I'm not entirely sure those objections were strictly relevant to the First Amendment question. All sorts of medical treatments that were once the standard of care are now regarded as barbaric. Leeches still have a limited place in modern medicine, but they were once used as (harmful) treatments for numerous ailments. Within the last century, doctors prescribed cigarettes. The fact that what's deemed the standard of care changes with advances in medical science does not necessarily call into question legal tests--such as the test for medical malpractice liability or, more to the point, the test promoted by Colorado--that rely on the standard of care.

Nonetheless, Ms. Stevenson seemed to lean too hard on the standard of care. She rejected the mirror-image proposition because, she said, Colorado's ban applies to treatments that fall outside the standard of care, whereas the hypothetical red-state ban on gender-affirming care via talk therapy would apply to a standard-of-care treatment. As I noted on Monday, this argument might be thought a bit of a non sequitur. The fact that a state bans treatments outside the standard of care could be a reason why the state ban survives strict scrutiny, but it doesn't seem to have anything to do with whether such a ban triggers strict scrutiny.

To be sure, Ms. Stevenson offered a reason why she thought otherwise. Relying on some language in National Institute of Family Life Advocates (NIFLA) v. Becerra quoting NAACP v. Button, she contended that bans on treatments outside the standard of care "fall within the traditional purview of state regulation of professional conduct." But it's worth noting that the Court sided with the free speech claimants in both of those cases. Moreover, whether Colorado's ban falls within such a tradition depends on the extent to which the ban can be analogized to malpractice liability--which is contested in the case.

Suppose, however, that we concede Ms. Stevenson's argument. In other words, suppose one thinks that Colorado's ban doesn't trigger strict scrutiny because state bans on treatments outside the standard of care fall within a NIFLA/Button carve-out for traditional regulations of professional conduct. What does that imply for mirror-image laws? On that question, Ms. Stevenson had difficulty with a line of questioning from Justices Gorsuch and Barrett. They asked her about treatments about which there is disagreement among the medical community. It took Ms. Stevenson forever (several minutes, occupying pages 62-69 of the oral argument transcript) to get there, but I think she eventually conceded the point.

Or at least she ought to have conceded the point. If there really is uncertainty of the sort described by Justices Gorsuch and Barrett--in which there are two competing schools of thought among medical experts about the best treatment for a given condition--then a treatment that falls within either school of thought is typically deemed within the standard of care. Indeed, this is known in the law of medical malpractice as the "two schools of thought" doctrine. I couldn't find any Colorado cases that expressly endorse (or reject) the two schools of thought doctrine, but that hardly matters, because a state's own law wouldn't define the contours of the federal right to free speech. If the state is relying on a tradition regarding how the standard of care is defined, the tradition will be drawn from the general approach of courts, not any one state's approach.
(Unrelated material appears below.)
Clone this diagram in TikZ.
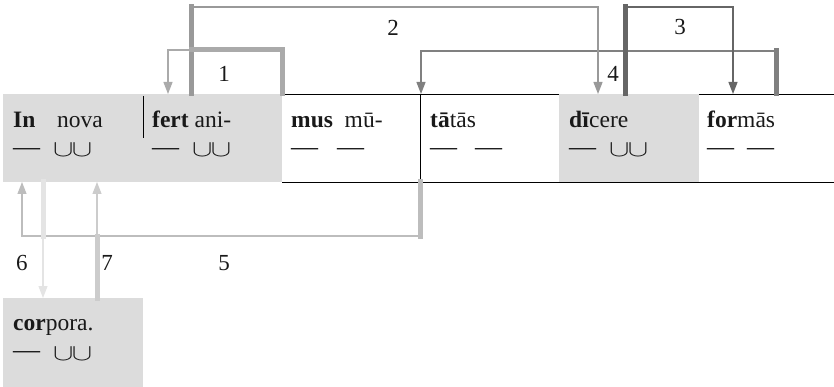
\documentclass[tikz,border=0pt]{standalone}
\usepackage{fontspec}
\setmainfont{Liberation Serif}
\usetikzlibrary{arrows.meta}
\definecolor{boxgray}{HTML}{DCDCDC}
\definecolor{aone}{HTML}{AAAAAA}
\definecolor{atwo}{HTML}{999999}
\definecolor{athree}{HTML}{666666}
\definecolor{afour}{HTML}{808080}
\definecolor{afive}{HTML}{BDBDBD}
\definecolor{asix}{HTML}{E4E4E4}
\definecolor{aseven}{HTML}{CCCCCC}
\newcommand{\twocups}{\resizebox{39pt}{13pt}{$\cup\mkern-1mu\cup$}}
\begin{document}
\begin{tikzpicture}[x=1pt,y=-1pt,
  cellbox/.style={draw=none,inner sep=0pt,anchor=north west,minimum width=#1,minimum height=88pt},
  graycell/.style={cellbox=#1,fill=boxgray},
  word/.style={inner sep=0pt,anchor=base west,font=\fontsize{23.5}{27}\selectfont,text=black!90},
  meter/.style={inner sep=0pt,anchor=west,font=\fontsize{27}{27}\selectfont,text=black!90},
  cups/.style={inner sep=0pt,anchor=west,text=black!90},
  num/.style={inner sep=0pt,font=\fontsize{23}{27}\selectfont,text=black!90},
  thickline/.style={line width=5pt,line cap=rect,line join=miter},
  thinarrow/.style={line width=1.2pt,-{Triangle[length=12pt,width=9pt]}},
  rule/.style={line width=0.9pt,black}
]
\useasboundingbox (0,0) rectangle (834,387);
% cells
\node[cellbox=138pt] (cC) at (282,94) {};
\node[cellbox=139pt] (cD) at (420,94) {};
\node[cellbox=135pt] (cF) at (699,94) {};
\draw[rule] (282,94) -- (834,94);
\draw[rule] (282,182) -- (834,182);
\node[graycell=140pt] (cA) at (3,94) {};
\node[graycell=139pt] (cB) at (143,94) {};
\node[graycell=140pt] (cE) at (559,94) {};
\node[graycell=140pt,minimum height=89pt] (cG) at (3,298) {};
\draw[rule] (cD.north west) -- (cD.south west);
\draw[rule] (143,96) -- (143,138);
% words
\node[word] (w1) at (13,128) {\textbf{In}};
\node[word] (w2) at (57,128) {nova};
\node[word] (w3) at (152,128) {\textbf{fert} ani-};
\node[word] (w4) at (291,128) {\textbf{mus}\ \ mū-};
\node[word] (w5) at (430,128) {\textbf{tā}tās};
\node[word] (w6) at (569,128) {\textbf{dī}cere};
\node[word] (w7) at (707,128) {\textbf{for}mās};
\node[word] (w8) at (13,330) {\textbf{cor}pora.};
% meter
\node[meter] (m1a) at (13,152) {—};
\node[cups] (m1b) at (53,150.5) {\twocups};
\node[meter] (m2a) at (152,152) {—};
\node[cups] (m2b) at (192,150.5) {\twocups};
\node[meter] (m3a) at (291,152) {—};
\node[meter] (m3b) at (337,152) {—};
\node[meter] (m4a) at (430,152) {—};
\node[meter] (m4b) at (475,152) {—};
\node[meter] (m5a) at (569,152) {—};
\node[cups] (m5b) at (609,150.5) {\twocups};
\node[meter] (m6a) at (707,152) {—};
\node[meter] (m6b) at (747,152) {—};
\node[meter] (m7a) at (13,355) {—};
\node[cups] (m7b) at (53,353.5) {\twocups};
% connector points
\coordinate (s1) at (282,94); \coordinate (k1) at (191,50); \coordinate (e1) at (168,94);
\coordinate (s2) at (191,94); \coordinate (k2) at (191,7);  \coordinate (e2) at (598,94);
\coordinate (s3) at (625,94); \coordinate (k3) at (625,7);  \coordinate (e3) at (733,94);
\coordinate (s4) at (776,94); \coordinate (k4) at (776,51); \coordinate (e4) at (421,94);
\coordinate (s5) at (420,182); \coordinate (k5) at (420,236); \coordinate (e5) at (22,182);
\coordinate (s6) at (43,182); \coordinate (k6) at (43,236); \coordinate (e6) at (43,298);
\coordinate (s7) at (97,298); \coordinate (k7) at (97,236); \coordinate (e7) at (97,182);
% arrow 4
\draw[thickline,afour] (s4) -- (k4);
\draw[thinarrow,afour] (k4) -| (e4);
% arrow 2
\draw[thickline,atwo] (s2) -- (k2);
\draw[thinarrow,atwo] (k2) -| (e2);
% arrow 1
\draw[thickline,aone] (s1) |- (k1);
\draw[thinarrow,aone] (k1) -| (e1);
% arrow 3
\draw[thickline,athree] (s3) -- (k3);
\draw[thinarrow,athree] (k3) -| (e3);
% arrow 5
\draw[thickline,afive] (s5) -- (k5);
\draw[thinarrow,afive] (k5) -| (e5);
% arrow 6
\draw[thickline,asix] (s6) -- (k6);
\draw[thinarrow,asix] (k6) -- (e6);
% arrow 7
\draw[thickline,aseven] (s7) -- (k7);
\draw[thinarrow,aseven] (k7) -- (e7);
% labels
\node[num] (n1) at (224,74) {1};
\node[num] (n2) at (393,28) {2};
\node[num] (n3) at (680,27) {3};
\node[num] (n4) at (613,74) {4};
\node[num] (n5) at (224,263) {5};
\node[num] (n6) at (22,263) {6};
\node[num] (n7) at (107,263) {7};
\end{tikzpicture}
\end{document}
The bottom line is that whether or not Ms. Stevenson ultimately conceded the point, the oral argument pretty clearly demonstrated that the logic of her position compels a concession. Thus everyone is more or less in agreement (whether they acknowledge it or not): the Colorado law and the hypothetical red-state mirror-image law will stand or fall together. Based on the oral argument yesterday, the smart money is on fall.